The balance of state, federal laws

Tom Bengtson

One of the benefits of living in a country made up of several states is that progress can be made at the state level on important issues when it seems progress is unlikely at the federal level. In banking, there is recent progress on parity for banks with non-taxed competitors in a few states even if the issue is stalled in Congress.

On Feb. 25, Kansas Gov. Laura Kelly signed into law a bill that will help banks that make agricultural loans compete with Farm Credit System lenders. The new law creates a tax exemption for bank interest income generated from ag real estate loans.

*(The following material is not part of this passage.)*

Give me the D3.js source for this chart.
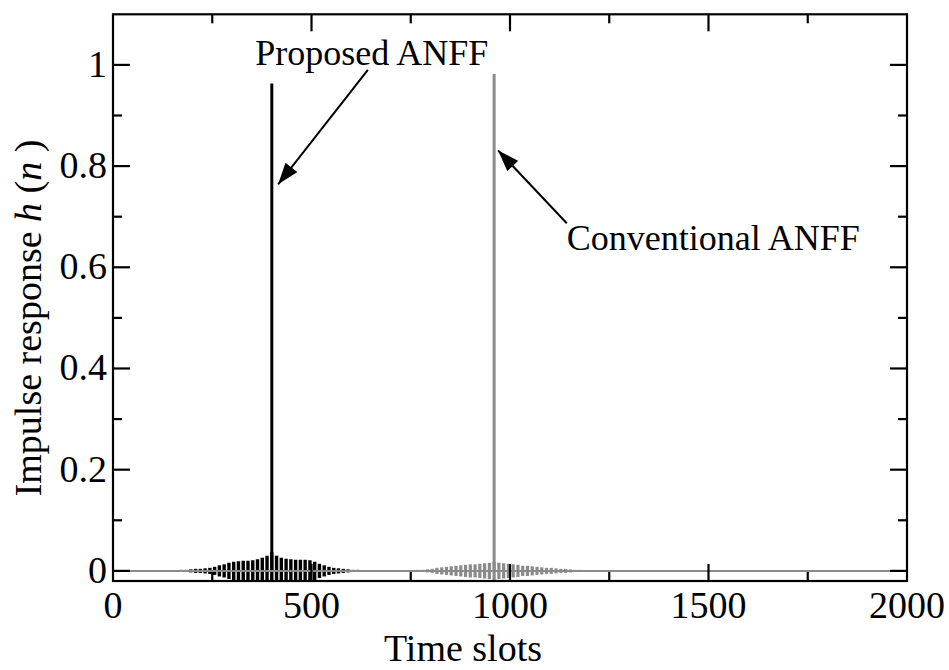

The idea is that the exemption should make it practical for banks to offer such loans at lower rates. The new law also creates a tax exemption for rural housing loans in small communities. These are modest measures but they represent substantial progress in the industry’s effort to achieve a level playing field with tax-advantaged farm lenders. A similar bill was introduced into the U.S. Congress about a year ago.  

Additionally, some states are considering measures designed to slow a growing trend where credit unions are purchasing banks. The Senate in Iowa is considering a bill that would make such transactions illegal, and in Minnesota, the legislature is considering legislation to form a task force to study the public policy issues associated with tax-exempt entities purchasing tax-paying entities. I think Noah Wilcox, the 2020-21 chair of the Independent Community Bankers of America, says it pretty well in our Q&A: “You just can’t continue to take tax-paying entities out of the economy and replace them with tax-exempt ones and expect more rank and file Americans to step up and pay more taxes. It’s a self-fulfilling prophecy of doom.”

But the state-federal balance swings both ways. There are about 20 states that are taxing forgiven Paycheck Protection Program loans, or refusing to recognize expenses charged against them. The federal government is allowing expense deductions and not assessing any tax on the forgiven loans. Minnesota is the only state in the Upper Midwest that is taxing the loans, although small business owners are still holding out hope that the legislature will change that before it adjourns in May. It would be a real shame to see affected borrowers use a second draw PPP loan to pay the taxes on their first draw.